NGC6888: This is a nebula formed by the action of the central star (the huge blue star at the center of the nebula) expelling its outer gases as it begins the process of dying. At the first stages of its death throes, the star became a red super-giant, and gently puffed out its outer layers, approximately 250,000 years ago. Then it became a type of star called a Wolf-Rayet, a rare, short-lived super-hot star, which started expelling gas at a very high rate (an amount of mass equal to our sun's entire mass each 10,000 years), and at very high speeds, which caused the expelled gas to assume something of a shell shape. It is thought that the central star will become a supernova in the next million years. The nebula is about 4,700 light years from Earth and is roughly 16 by 25 light years in dimension.

 

Technical Information:

RRGB: 152:35:35:81 (L-19x8; R&G-7x5; B-9x9). The luminance images, taken though a red-pass filter, were unbinned; the RGB channels were binned 2x2.

Equipment: Meade 10" LX200 at f/6.3, an SBIG ST-8XE camera/CFW8 color filter wheel, guided by an SBIG AO-7 adaptive optics device, guiding at about 6.5 Hz.

Image Acquisition/Camera Control: CCDSoft V5.

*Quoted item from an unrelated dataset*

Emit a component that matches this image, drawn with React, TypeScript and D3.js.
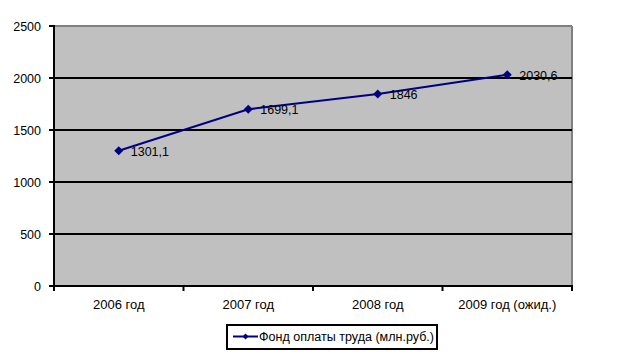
import React from "react";
import * as d3 from "d3";

const categories = ["2006 год", "2007 год", "2008 год", "2009 год (ожид.)"];
const values = [1301.1, 1699.1, 1846, 2030.6];
const valueLabels = ["1301,1", "1699,1", "1846", "2030,6"];
const yTicks = [0, 500, 1000, 1500, 2000, 2500];
const seriesName = "Фонд оплаты труда (млн.руб.)";

export default function App() {
  const W = 617, H = 356;
  const left = 54, right = 572, top = 26, bottom = 286;
  const x = d3.scaleBand<string>().domain(categories).range([left, right]);
  const y = d3.scaleLinear().domain([0, 2500]).range([bottom, top]);
  const line = d3
    .line<number>()
    .x((_, i) => x(categories[i])! + x.bandwidth() / 2)
    .y((d) => y(d));
  const font = "Arial, 'Liberation Sans', sans-serif";
  const diamond = (cx: number, cy: number, r: number) =>
    `M${cx},${cy - r}L${cx + r},${cy}L${cx},${cy + r}L${cx - r},${cy}Z`;
  const bounds = [...categories.map((c) => x(c)!), right];
  return (
    <svg width={W} height={H} style={{ position: "absolute", left: 0, top: 0 }} fontFamily={font}>
      <rect x={0} y={0} width={W} height={H} fill="#fff" />
      <rect x={left} y={top} width={right - left} height={bottom - top} fill="#C0C0C0" />
      {/* top and right border */}
      <line x1={left} x2={right} y1={top} y2={top} stroke="#808080" strokeWidth={2} />
      <line x1={right} x2={right} y1={top} y2={bottom} stroke="#808080" strokeWidth={2} />
      {yTicks.filter((t) => t > 0 && t < 2500).map((t) => (
        <line key={t} x1={left} x2={right} y1={y(t)} y2={y(t)} stroke="#000" strokeWidth={2} />
      ))}
      {/* axes */}
      <line x1={left} x2={left} y1={top - 1} y2={bottom + 1} stroke="#000" strokeWidth={2} />
      <line x1={left - 1} x2={right + 1} y1={bottom} y2={bottom} stroke="#000" strokeWidth={2} />
      {yTicks.map((t) => (
        <g key={t}>
          <line x1={left - 5} x2={left} y1={y(t)} y2={y(t)} stroke="#000" strokeWidth={2} />
          <text x={41} y={y(t) + 4.5} fontSize={12.5} textAnchor="end" fill="#000">
            {t}
          </text>
        </g>
      ))}
      {bounds.map((b, i) => (
        <line key={i} x1={b} x2={b} y1={bottom} y2={bottom + 5} stroke="#000" strokeWidth={2} />
      ))}
      {categories.map((c) => (
        <text key={c} x={x(c)! + x.bandwidth() / 2} y={309} fontSize={13} textAnchor="middle" fill="#000">
          {c}
        </text>
      ))}
      <path d={line(values)!} fill="none" stroke="#000080" strokeWidth={2} />
      {values.map((v, i) => {
        const cx = x(categories[i])! + x.bandwidth() / 2;
        return <path key={i} d={diamond(cx, y(v), 4.5)} fill="#000080" />;
      })}
      {values.map((v, i) => {
        const cx = x(categories[i])! + x.bandwidth() / 2;
        return (
          <text key={i} x={cx + 12} y={y(v) + 5} fontSize={12.5} fill="#000">
            {valueLabels[i]}
          </text>
        );
      })}
      {/* legend */}
      <rect x={227} y={325} width={210} height={24} fill="#fff" stroke="#000" strokeWidth={2} />
      <line x1={233} x2={258} y1={336.5} y2={336.5} stroke="#000080" strokeWidth={2} />
      <path d={diamond(245.5, 336.5, 3)} fill="#000080" />
      <text x={259} y={341} fontSize={12.5} fill="#000" textLength={175} lengthAdjust="spacingAndGlyphs">
        {seriesName}
      </text>
    </svg>
  );
}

Processing: All images calibrated (darks, dawn flats and flat-darks) and registered in CCDSoft V5. All calibrated images debloomed using Ron Wodaski's debloomer. I took 34 Luminance images, and chose the 19 with the lowest FWHM. All layers average combined in CCDSoft. One fast Richardson-Lucy deconvolution, and ten slow (high frequency components only) iterations perAIP4WIN. Color combine, and adjustment of curves and levels, performed in Photoshop 6.0.

Location: All images taken from my yard in Redmond, Washington, USA, elevation 500'.

Date: Luminance images taken on the night of August 19, 2003; RGB taken on the night of August 20, 2003.

CCD Temperature: -20C

Moon Phase: Third quarter

Seeing: Very good; individual images measured approximately 3 arcsecond FWHM, but that was with a .63 focal reducer. Luminance layer deconvolved to about 1.8 arcsecond FWHM.